## Required work
Your task is to copy the material exactly.

----------

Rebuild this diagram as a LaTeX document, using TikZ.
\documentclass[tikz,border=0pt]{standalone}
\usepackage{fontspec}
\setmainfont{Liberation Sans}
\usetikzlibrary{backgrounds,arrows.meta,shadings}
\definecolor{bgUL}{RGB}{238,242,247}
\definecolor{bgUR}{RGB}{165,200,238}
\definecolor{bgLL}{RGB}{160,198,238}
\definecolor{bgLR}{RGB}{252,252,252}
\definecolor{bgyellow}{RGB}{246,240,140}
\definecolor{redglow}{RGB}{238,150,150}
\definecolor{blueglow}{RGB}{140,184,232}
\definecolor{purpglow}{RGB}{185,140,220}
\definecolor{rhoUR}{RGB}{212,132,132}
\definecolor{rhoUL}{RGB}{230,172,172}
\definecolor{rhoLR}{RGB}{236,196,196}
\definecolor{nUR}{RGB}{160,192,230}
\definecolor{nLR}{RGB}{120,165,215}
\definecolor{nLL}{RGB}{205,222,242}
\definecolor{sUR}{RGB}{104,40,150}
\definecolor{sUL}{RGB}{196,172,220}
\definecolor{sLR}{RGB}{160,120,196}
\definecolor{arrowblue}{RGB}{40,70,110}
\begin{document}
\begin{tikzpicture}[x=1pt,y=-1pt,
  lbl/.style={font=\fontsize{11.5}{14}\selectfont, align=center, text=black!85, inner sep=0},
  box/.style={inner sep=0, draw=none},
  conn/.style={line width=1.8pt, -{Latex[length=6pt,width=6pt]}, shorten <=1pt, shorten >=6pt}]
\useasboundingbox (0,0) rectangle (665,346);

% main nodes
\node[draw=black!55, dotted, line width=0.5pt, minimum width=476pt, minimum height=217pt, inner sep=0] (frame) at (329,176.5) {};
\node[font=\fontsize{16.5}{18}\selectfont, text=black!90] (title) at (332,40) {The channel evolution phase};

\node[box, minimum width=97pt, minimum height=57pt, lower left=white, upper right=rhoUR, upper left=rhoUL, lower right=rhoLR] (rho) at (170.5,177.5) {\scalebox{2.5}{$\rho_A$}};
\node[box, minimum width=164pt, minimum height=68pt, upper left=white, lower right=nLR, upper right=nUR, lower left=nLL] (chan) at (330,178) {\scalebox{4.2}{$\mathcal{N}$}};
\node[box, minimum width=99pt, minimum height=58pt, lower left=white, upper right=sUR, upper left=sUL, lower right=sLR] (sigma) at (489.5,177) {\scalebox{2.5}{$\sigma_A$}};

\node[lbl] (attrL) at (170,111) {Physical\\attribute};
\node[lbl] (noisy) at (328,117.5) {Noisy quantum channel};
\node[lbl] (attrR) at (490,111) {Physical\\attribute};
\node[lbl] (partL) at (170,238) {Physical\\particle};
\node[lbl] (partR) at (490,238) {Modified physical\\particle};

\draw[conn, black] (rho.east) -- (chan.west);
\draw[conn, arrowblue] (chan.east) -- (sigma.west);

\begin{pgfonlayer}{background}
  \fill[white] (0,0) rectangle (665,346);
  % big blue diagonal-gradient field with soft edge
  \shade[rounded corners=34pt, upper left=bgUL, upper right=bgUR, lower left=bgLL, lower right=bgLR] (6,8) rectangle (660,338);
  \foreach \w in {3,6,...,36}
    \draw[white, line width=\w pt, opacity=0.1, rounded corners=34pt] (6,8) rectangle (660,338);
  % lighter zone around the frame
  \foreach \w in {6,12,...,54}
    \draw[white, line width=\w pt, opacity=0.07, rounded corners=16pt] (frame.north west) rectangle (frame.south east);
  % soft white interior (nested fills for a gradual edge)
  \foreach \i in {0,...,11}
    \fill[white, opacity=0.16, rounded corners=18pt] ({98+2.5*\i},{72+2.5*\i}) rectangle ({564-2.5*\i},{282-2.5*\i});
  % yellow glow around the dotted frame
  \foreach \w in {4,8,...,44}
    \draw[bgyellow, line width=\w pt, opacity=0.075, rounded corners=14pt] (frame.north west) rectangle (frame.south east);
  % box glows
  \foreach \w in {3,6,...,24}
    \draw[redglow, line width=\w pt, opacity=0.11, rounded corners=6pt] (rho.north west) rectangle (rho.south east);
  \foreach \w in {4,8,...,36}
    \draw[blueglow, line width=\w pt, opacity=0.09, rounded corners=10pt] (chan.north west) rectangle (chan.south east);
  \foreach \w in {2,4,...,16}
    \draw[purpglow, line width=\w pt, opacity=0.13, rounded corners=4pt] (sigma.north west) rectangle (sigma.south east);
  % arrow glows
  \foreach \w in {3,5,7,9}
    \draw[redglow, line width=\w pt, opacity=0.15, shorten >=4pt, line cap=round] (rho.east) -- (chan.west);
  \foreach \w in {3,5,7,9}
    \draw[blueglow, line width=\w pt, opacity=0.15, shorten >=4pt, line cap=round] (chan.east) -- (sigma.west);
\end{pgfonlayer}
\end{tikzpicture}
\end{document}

----------

## Solution for this task
Rebuild this diagram as a LaTeX document, using TikZ.
\documentclass[tikz,border=0pt]{standalone}
\usepackage{fontspec}
\setmainfont{Liberation Sans}
\usetikzlibrary{backgrounds,arrows.meta,shadings}
\definecolor{bgUL}{RGB}{238,242,247}
\definecolor{bgUR}{RGB}{165,200,238}
\definecolor{bgLL}{RGB}{160,198,238}
\definecolor{bgLR}{RGB}{252,252,252}
\definecolor{bgyellow}{RGB}{246,240,140}
\definecolor{redglow}{RGB}{238,150,150}
\definecolor{blueglow}{RGB}{140,184,232}
\definecolor{purpglow}{RGB}{185,140,220}
\definecolor{rhoUR}{RGB}{212,132,132}
\definecolor{rhoUL}{RGB}{230,172,172}
\definecolor{rhoLR}{RGB}{236,196,196}
\definecolor{nUR}{RGB}{160,192,230}
\definecolor{nLR}{RGB}{120,165,215}
\definecolor{nLL}{RGB}{205,222,242}
\definecolor{sUR}{RGB}{104,40,150}
\definecolor{sUL}{RGB}{196,172,220}
\definecolor{sLR}{RGB}{160,120,196}
\definecolor{arrowblue}{RGB}{40,70,110}
\begin{document}
\begin{tikzpicture}[x=1pt,y=-1pt,
  lbl/.style={font=\fontsize{11.5}{14}\selectfont, align=center, text=black!85, inner sep=0},
  box/.style={inner sep=0, draw=none},
  conn/.style={line width=1.8pt, -{Latex[length=6pt,width=6pt]}, shorten <=1pt, shorten >=6pt}]
\useasboundingbox (0,0) rectangle (665,346);

% main nodes
\node[draw=black!55, dotted, line width=0.5pt, minimum width=476pt, minimum height=217pt, inner sep=0] (frame) at (329,176.5) {};
\node[font=\fontsize{16.5}{18}\selectfont, text=black!90] (title) at (332,40) {The channel evolution phase};

\node[box, minimum width=97pt, minimum height=57pt, lower left=white, upper right=rhoUR, upper left=rhoUL, lower right=rhoLR] (rho) at (170.5,177.5) {\scalebox{2.5}{$\rho_A$}};
\node[box, minimum width=164pt, minimum height=68pt, upper left=white, lower right=nLR, upper right=nUR, lower left=nLL] (chan) at (330,178) {\scalebox{4.2}{$\mathcal{N}$}};
\node[box, minimum width=99pt, minimum height=58pt, lower left=white, upper right=sUR, upper left=sUL, lower right=sLR] (sigma) at (489.5,177) {\scalebox{2.5}{$\sigma_A$}};

\node[lbl] (attrL) at (170,111) {Physical\\attribute};
\node[lbl] (noisy) at (328,117.5) {Noisy quantum channel};
\node[lbl] (attrR) at (490,111) {Physical\\attribute};
\node[lbl] (partL) at (170,238) {Physical\\particle};
\node[lbl] (partR) at (490,238) {Modified physical\\particle};

\draw[conn, black] (rho.east) -- (chan.west);
\draw[conn, arrowblue] (chan.east) -- (sigma.west);

\begin{pgfonlayer}{background}
  \fill[white] (0,0) rectangle (665,346);
  % big blue diagonal-gradient field with soft edge
  \shade[rounded corners=34pt, upper left=bgUL, upper right=bgUR, lower left=bgLL, lower right=bgLR] (6,8) rectangle (660,338);
  \foreach \w in {3,6,...,36}
    \draw[white, line width=\w pt, opacity=0.1, rounded corners=34pt] (6,8) rectangle (660,338);
  % lighter zone around the frame
  \foreach \w in {6,12,...,54}
    \draw[white, line width=\w pt, opacity=0.07, rounded corners=16pt] (frame.north west) rectangle (frame.south east);
  % soft white interior (nested fills for a gradual edge)
  \foreach \i in {0,...,11}
    \fill[white, opacity=0.16, rounded corners=18pt] ({98+2.5*\i},{72+2.5*\i}) rectangle ({564-2.5*\i},{282-2.5*\i});
  % yellow glow around the dotted frame
  \foreach \w in {4,8,...,44}
    \draw[bgyellow, line width=\w pt, opacity=0.075, rounded corners=14pt] (frame.north west) rectangle (frame.south east);
  % box glows
  \foreach \w in {3,6,...,24}
    \draw[redglow, line width=\w pt, opacity=0.11, rounded corners=6pt] (rho.north west) rectangle (rho.south east);
  \foreach \w in {4,8,...,36}
    \draw[blueglow, line width=\w pt, opacity=0.09, rounded corners=10pt] (chan.north west) rectangle (chan.south east);
  \foreach \w in {2,4,...,16}
    \draw[purpglow, line width=\w pt, opacity=0.13, rounded corners=4pt] (sigma.north west) rectangle (sigma.south east);
  % arrow glows
  \foreach \w in {3,5,7,9}
    \draw[redglow, line width=\w pt, opacity=0.15, shorten >=4pt, line cap=round] (rho.east) -- (chan.west);
  \foreach \w in {3,5,7,9}
    \draw[blueglow, line width=\w pt, opacity=0.15, shorten >=4pt, line cap=round] (chan.east) -- (sigma.west);
\end{pgfonlayer}
\end{tikzpicture}
\end{document}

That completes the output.